Tablet technology opens up the world of apps for PR practitioners, Donlan said, but it also creates opportunities for collaboration between PR students and information technology students.

“I am working on a partnership with our app development class at MCCC so that my PR students can, perhaps, create ideas for apps for their clients that might be passed along to the students in the app development class for possible creation,” he said.

It’s one thing to teach about the principles of using social media, but allowing students to master social media in class by using the iPads is more effective, he said. 

“Students need the opportunity to use the latest technology to understand it and get to know it well enough to use it successfully,” Donlan said.

The iPads were acquired thanks to a multiple-year gift from an anonymous donor. The ongoing gift will initially be used to purchase the iPads and a cart to house and recharge them.

The course is being offered at MCCC for the first time this fall.

“I taught a very similar course at Illinois State University,” Donlan said. “I loved teaching the course at ISU and am really looking forward to teaching it at MCCC. The real payoff of this course for the students and me is that students are working with clients that really need the extra help to promote their services and events. At ISU, most of my students worked with nonprofit organizations that do so many great things for the community.”

If there is a downside to the online courses, it is that students and their professor do not meet face to face at every class.

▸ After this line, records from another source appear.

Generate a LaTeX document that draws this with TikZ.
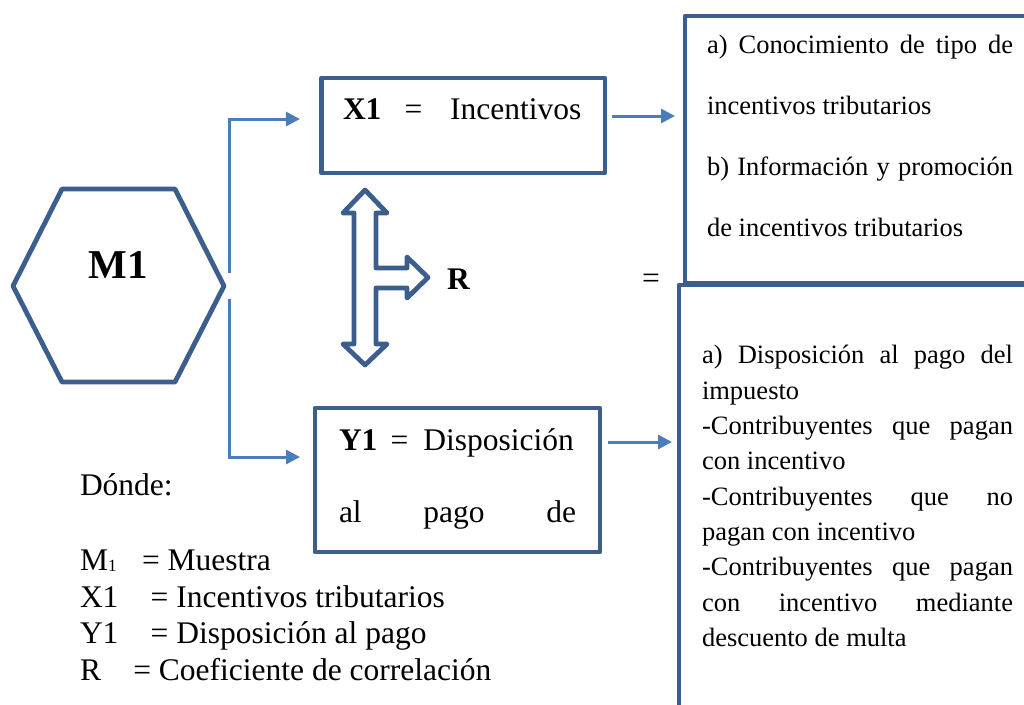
\documentclass[tikz,border=0pt]{standalone}
\usepackage{fontspec}
\setmainfont{Liberation Serif}
\usetikzlibrary{arrows.meta}
\definecolor{dblue}{HTML}{3B5E8C}
\definecolor{lblue}{HTML}{4A7EBB}
\newcommand\fbig{\fontsize{31.5}{37}\selectfont}
\newcommand\ftxt{\fontsize{26.5}{32}\selectfont}
\newcommand\fhuge{\fontsize{41}{48}\selectfont}
\newcommand\fsub{\fontsize{17}{20}\selectfont}
\begin{document}
\begin{tikzpicture}[x=1pt,y=-1pt,
  box/.style={draw=dblue,line width=4.8pt,outer sep=0pt,inner sep=0pt,line join=round},
  conn/.style={draw=lblue,line width=3pt,-{Triangle[length=14pt,width=14pt]}},
  lbl/.style={anchor=base west,inner sep=0pt,outer sep=0pt,font=\fbig},
  txt/.style={anchor=base west,inner sep=0pt,outer sep=0pt,font=\ftxt}]
\useasboundingbox[fill=white] (0,0) rectangle (1024,704);

% hexagon M1
\draw[dblue,line width=4.8pt,line join=round]
  (13,286) -- (62,189) -- (175,189) -- (224,286) -- (175,382) -- (62,382) -- cycle;
\node[anchor=base,inner sep=0pt,font=\fhuge\bfseries] (M1) at (118,278) {M1};
\coordinate (m1up) at (229,273);
\coordinate (m1dn) at (229,299);

% boxes
\node[box,minimum width=283.3pt,minimum height=95pt] (X1) at (463.3,125.5) {};
\node[box,minimum width=285pt,minimum height=144pt] (Y1) at (457.5,480) {};
\node[box,minimum width=345pt,minimum height=267pt] (TB) at (857.5,149.5) {};
\node[box,minimum width=351pt,minimum height=430pt] (BB) at (854.5,500) {};

% box texts
\node[lbl] (x1t) at (343,119) {\textbf{X1}\hspace{23pt}=\hspace{28pt}Incentivos};
\node[lbl] (y1t) at (339,450) {\textbf{Y1}\hspace{13pt}=\hspace{15pt}Disposición};
\node[lbl] (y1t2) at (339,522) {\makebox[237pt][s]{al pago de}};

\node[txt] (t1) at (707,53) {\makebox[306pt][s]{a) Conocimiento de tipo de}};
\node[txt] (t2) at (707,114.3) {incentivos tributarios};
\node[txt] (t3) at (707,175) {\makebox[306pt][s]{b) Información y promoción}};
\node[txt] (t4) at (707,236.7) {de incentivos tributarios};

\node[txt] (b1) at (702,363.7) {\makebox[311pt][s]{a) Disposición al pago del}};
\node[txt] (b2) at (702,399.1) {impuesto};
\node[txt] (b3) at (702,434.4) {\makebox[311pt][s]{-Contribuyentes que pagan}};
\node[txt] (b4) at (702,469.8) {con incentivo};
\node[txt] (b5) at (702,505.2) {\makebox[311pt][s]{-Contribuyentes que no}};
\node[txt] (b6) at (702,540.5) {pagan con incentivo};
\node[txt] (b7) at (702,575.9) {\makebox[311pt][s]{-Contribuyentes que pagan}};
\node[txt] (b8) at (702,611.3) {\makebox[311pt][s]{con incentivo mediante}};
\node[txt] (b9) at (702,646.7) {descuento de multa};

% R and =
\node[lbl] (R) at (447,289) {\textbf{R}};
\node[lbl] (eq) at (642,288.5) {=};

% double arrow
\draw[dblue,line width=4.8pt,line join=round,fill=white]
  (365,190) -- (387,213) -- (376,213) -- (376,268) -- (407,268) -- (407,257)
  -- (428,277.5) -- (407,298) -- (407,288) -- (376,288) -- (376,344)
  -- (387,344) -- (365,365) -- (343,344) -- (354,344) -- (354,213)
  -- (343,213) -- cycle;

% connectors
\coordinate (xin) at ([yshift=6.5pt]X1.west);
\coordinate (yin) at ([yshift=23pt]Y1.west);
\draw[conn,shorten >=21.7pt] (m1up) |- (xin);
\draw[conn,shorten >=15pt] (m1dn) |- (yin);
\coordinate (xa) at ([yshift=9.5pt]X1.east);
\coordinate (ya) at ([yshift=38pt]Y1.east);
\draw[conn,shorten <=7pt,shorten >=10pt] (xa) -- (xa -| TB.west);
\draw[conn,shorten <=8pt,shorten >=7pt] (ya) -- (ya -| BB.west);

% legend
\node[lbl] (dn) at (80,495) {Dónde:};
\node[lbl] (lm) at (80,570) {M\raisebox{-1.5pt}{\fsub 1}};
\node[lbl] (lme) at (142,570) {= Muestra};
\node[lbl] (lx) at (80,607) {X1};
\node[lbl] (lxe) at (150.7,607) {= Incentivos tributarios};
\node[lbl] (ly) at (80,643) {Y1};
\node[lbl] (lye) at (150.7,643) {= Disposición al pago};
\node[lbl] (lr) at (80,680) {R};
\node[lbl] (lre) at (133.3,680) {= Coeficiente de correlación};
\end{tikzpicture}
\end{document}
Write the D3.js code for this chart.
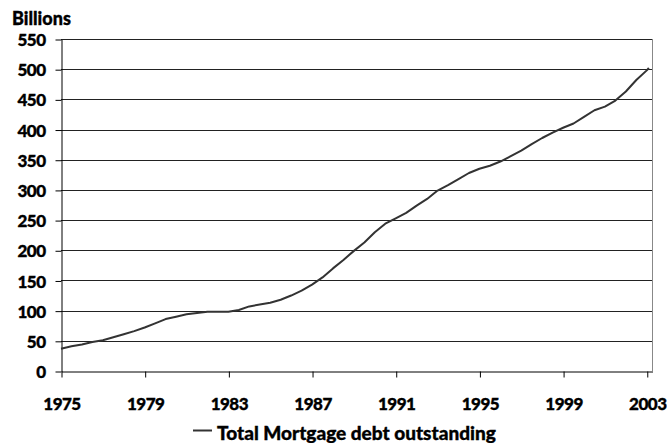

“I have grown used to not having regular contact with my students,” Donlan said. “The Introduction to Public Relations course is offered entirely online. I also teach a hybrid version of our Introduction to Speech Communications class. While I do prefer meeting with my students regularly, the only way for the college to meet the demand for a community college education that has been created by the downturn in the economy is to offer more online and hybrid classes.”